Wednesday, November 28, 2012

THE THINGS I FORGOT (about riding in the rain)

What are you, crazy?
Lady from down the street

Nope, just practicin’.
Me, returning from a ride in a downpour

What?  Bein' crazy???

Midway through the second good storm of the season, I get the urge to mount up and practice a little rainy day riding.  I figure the first storm will have washed away the grit and slick from the area’s roadways so in the second one, I’ll be more likely to deal simply with pavement and wet.  Why ride in the rain?  Two reasons.  One: If I ride around the nearby country roads for an hour or so and get chilled, there’ll be a nice hot shower awaiting me when I get home, and Two: practicing wet weather riding when you don’t have to do it prepares you for those times when you do.

Bundled in a turtleneck, flannel shirt, Gore-tex slicker all under my three-season jacket, I pack a camera and set off.  A few hundred feet up the street, I realize I’d forgotten how quickly the face shield on my Shoei fogs up, no matter how recently I sprayed it with anti-fog.  I crack the thing open and exhale more slowly.

I also forgot how quickly the storm drain gets clogged with the slick leaves from the neighborhood’s blue gum trees.  Wading through inches-deep water, I can only imagine how little friction exists between my new rear Metzeler and the cold, wet pavement.  All this, and I haven’t even left the development.

I choose a short loop that will employ county roads, state highways and even a few miles of gravel or dirt.  I want to take a few shots of some favorite scenes only this time scenes muted by a low gray ceiling and perhaps, sheets of rain.

Having been off the bike for six weeks, I drive particularly gingerly along the boulevard that leads me away from town.  A Cadillac SUV speeds past and sprays me pretty well.  I’d forgotten how the helmet’s visor sheds water to the right and left as I tootle along.

There’s a great old barn just north of Lincoln on old state route 65.  I’d taken pictures of it in early morning springtime low sun.  I stop by the side of the road, do not dismount, fumble with my little Panasonic and snap a photo.  A four-by-four post bisects my shot.  On it used to be an old campaign sign declaring “Integrity Does Count!” along with a picture of our Congressman who later earned the bum’s rush for cavorting with Jack Abramoff.  I laugh and my helmet refills with fog.

Two miles north, Chamberlain Road heads east.  After a brief skirt of pavement, the road turns to washboard gravel.  I adjust the suspension on the GS and jiggle forth.  A quarter mile on, the gravel has sunk into red mire.  The washboard is gone, but so is the traction.  I feel the rear wheel begin to explore its own path and, without touching the brakes, gently slow precipitously. 

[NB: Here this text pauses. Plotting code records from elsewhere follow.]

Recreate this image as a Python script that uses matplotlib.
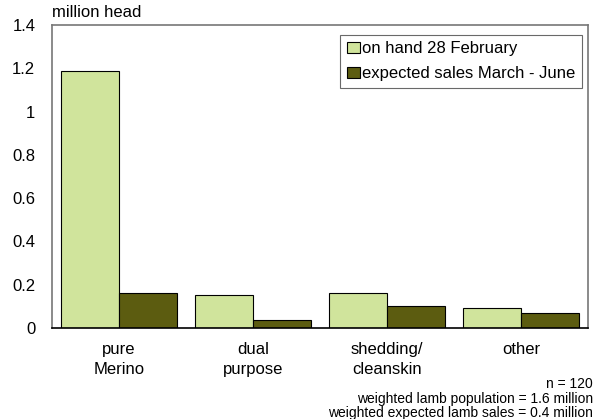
import numpy as np
import matplotlib.pyplot as plt

plt.rcParams['font.family'] = ['Liberation Sans', 'DejaVu Sans']

categories = ['pure\nMerino', 'dual\npurpose', 'shedding/\ncleanskin', 'other']
on_hand = [1.187, 0.152, 0.162, 0.092]
expected_sales = [0.162, 0.037, 0.102, 0.069]
series_labels = ['on hand 28 February', 'expected sales March - June']
notes = ['n = 120', 'weighted lamb population = 1.6 million',
         'weighted expected lamb sales = 0.4 million']

light = '#d0e49c'
dark = '#5c5c10'

fig = plt.figure(figsize=(5.94, 4.19), dpi=100)
ax = fig.add_axes([52 / 594, 1 - 328 / 419, 536 / 594, 303 / 419])

x = np.arange(len(categories))
w = 0.43
ax.bar(x - w / 2, on_hand, w, color=light, edgecolor='black', linewidth=0.8,
       label=series_labels[0])
ax.bar(x + w / 2, expected_sales, w, color=dark, edgecolor='black', linewidth=0.8,
       label=series_labels[1])

ax.set_xlim(-0.5, len(categories) - 0.5)
ax.set_ylim(0, 1.4)
ax.set_yticks(np.arange(0, 1.41, 0.2))
ax.set_yticklabels(['0', '0.2', '0.4', '0.6', '0.8', '1', '1.2', '1.4'])
ax.set_xticks(x)
ax.set_xticklabels(categories, linespacing=1.45)
ax.tick_params(length=0, labelsize=12)
ax.tick_params(axis='x', pad=10)
ax.tick_params(axis='y', pad=12)

for s in ['top', 'right', 'left']:
    ax.spines[s].set_color('#777777')
    ax.spines[s].set_linewidth(1.2)
ax.spines['bottom'].set_color('black')
ax.spines['bottom'].set_linewidth(1.2)

ax.text(0, 1.015, 'million head', transform=ax.transAxes, fontsize=12,
        ha='left', va='bottom')

leg = ax.legend(loc='upper right', bbox_to_anchor=(0.988, 0.968), fontsize=12,
                frameon=True, fancybox=False, edgecolor='#444444',
                handlelength=0.8, handleheight=0.7, handletextpad=0.1,
                borderpad=0.4, labelspacing=0.6, borderaxespad=0)
leg.get_frame().set_linewidth(0.8)

for i, note in enumerate(notes):
    fig.text(593 / 594, 1 - (384 + 14.5 * i) / 419, note, ha='right', va='center',
             fontsize=10)

fig.savefig('out.png', dpi=100)
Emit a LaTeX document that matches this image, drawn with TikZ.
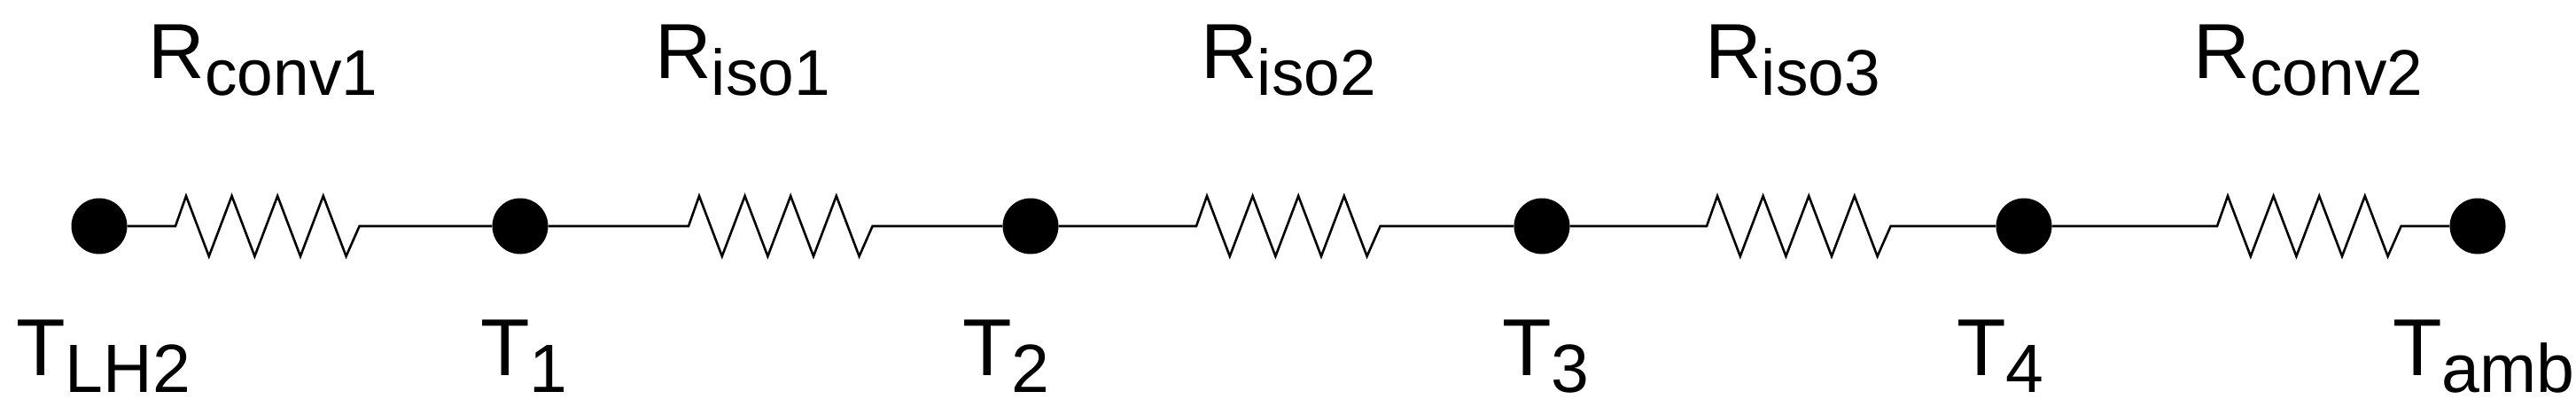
\documentclass[tikz,border=0pt]{standalone}
\usepackage{fontspec}
\setmainfont{Liberation Sans}
\newcommand\zigzag{-- ++(12,-34) -- ++(25.8,68) -- ++(25.8,-68) -- ++(25.8,68) -- ++(25.8,-68) -- ++(25.8,68) -- ++(25.8,-68) -- ++(25.8,68) -- ++(15,-34)}
\newcommand\Rlab[1]{\fontsize{88}{90}\selectfont R\raisebox{-19pt}{\fontsize{73}{75}\selectfont #1}}
\newcommand\Tlab[1]{\fontsize{91}{94}\selectfont T\raisebox{-19pt}{\fontsize{77}{80}\selectfont #1}}
\begin{document}
\begin{tikzpicture}[x=1pt,y=-1pt,
  dot/.style={circle,fill=black,inner sep=0pt,minimum size=63pt},
  lab/.style={inner sep=0pt,anchor=base},
  wire/.style={line width=2.6pt,line join=miter}]
\useasboundingbox (0,0) rectangle (2907,467);
\node[dot] (d0) at (112,255) {};
\node[dot] (d1) at (587,255) {};
\node[dot] (d2) at (1163,255) {};
\node[dot] (d3) at (1740,255) {};
\node[dot] (d4) at (2284,255) {};
\node[dot] (d5) at (2796,255) {};
\coordinate (r1) at (198,255);
\coordinate (r2) at (777,255);
\coordinate (r3) at (1350,255);
\coordinate (r4) at (1926,255);
\coordinate (r5) at (2502,255);
\draw[wire] (d0) -- (r1) \zigzag -- (d1);
\draw[wire] (d1) -- (r2) \zigzag -- (d2);
\draw[wire] (d2) -- (r3) \zigzag -- (d3);
\draw[wire] (d3) -- (r4) \zigzag -- (d4);
\draw[wire] (d4) -- (r5) \zigzag -- (d5);
\node[lab] (l1) at (297,88) {\Rlab{conv1}};
\node[lab] (l2) at (838,88) {\Rlab{iso1}};
\node[lab] (l3) at (1454,88) {\Rlab{iso2}};
\node[lab] (l4) at (2023,88) {\Rlab{iso3}};
\node[lab] (l5) at (2605,88) {\Rlab{conv2}};
\node[lab,anchor=base west] (t0) at (18,423) {\Tlab{LH2}};
\node[lab,anchor=base west] (t1) at (542,423) {\Tlab{1}};
\node[lab,anchor=base west] (t2) at (1086,423) {\Tlab{2}};
\node[lab,anchor=base west] (t3) at (1695,423) {\Tlab{3}};
\node[lab,anchor=base west] (t4) at (2208,423) {\Tlab{4}};
\node[lab,anchor=base west] (t5) at (2700,423) {\Tlab{amb}};
\end{tikzpicture}
\end{document}
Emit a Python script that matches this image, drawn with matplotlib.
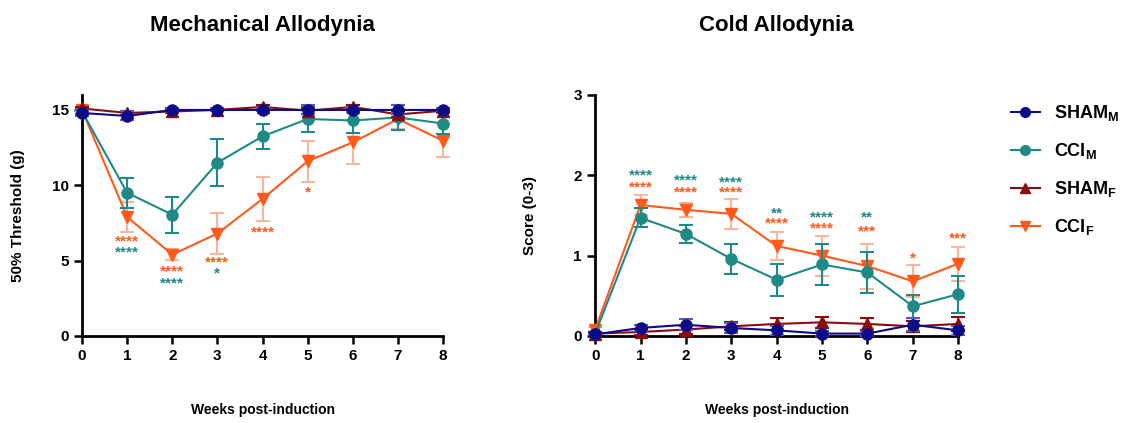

I am beginning to get wet and I am beginning to think this is a really stupid idea.  Then I realize, “Nope, this is exactly what today’s ride is all about.”  I creep forward letting the rear wheel squirm only slightly, thankful that I’m not out in Idaho or Utah eight hundred miles from home experiencing this for the first time.

Only a bit further, past the home office of the spread through which Chamberlain Road runs, I tee into Montezuma Road.  Thankfully, it is paved.  My butt immediately relaxes on the seat a bit.  Out this way, tiny streams are filling.  In a day or so, they’ll surely overtop the narrow bridges on the route.  I stop for a couple of shots near the bucolic cemetery out that way.  I forgot how difficult it is to get wet gloves back onto wet hands.

Western Placer County is a web of secondary roads that right angle into one another, split pastures, tunnel through oaks and climb gentle rises.  It is a pleasant place to explore, even in the rain.

I seek out the old Fruitvale School, now a for-rent community center and stop for another rain shrouded photograph.  The parking area is gated off, but from the gate it appears to be just a pan of slick hardened dirt. 

I continue east on Fruitvale Road.  Within yards, a six-point buck (maybe eight point?  His rack was impressive) came charging toward a fence that parallels the road and startles me.  I’d forgotten about deer heading for the lowlands in winter.  I slow not so carefully.  Inside a brain about the size of a soft-shelled pecan, the critter has second thoughts about his own suicide and taking me out with him.  He stops just short of the fence.  As I pass, he reverses course, finds a tractor trail across the veldt and gallops south on it.  I take an immediate right on Fowler and soon I find myself pacing him about seventy-five yards to his east.  I can’t help but note the athletic build of this creature and the joyous and graceful way he bounds across the field. 

I realize that I am enjoying the sights through which I am riding while supremely aware of the conditions I am riding through.  Mission accomplished.

I head home and catch that shower.

The passing of the family patriarch, both the weeks leading up to it and the weeks following, changes the things we find important and how we spend our disposable time (that time not in pursuit of vocation or homebound chores).  We can’t help but wonder why such a loss prompts us to think of all we’ve gained.  In my case, the passing of my father-in-law took me off either of the bikes for five or six weeks and shut down the blog for that period of time.  Neither seemed important.  Neither really are.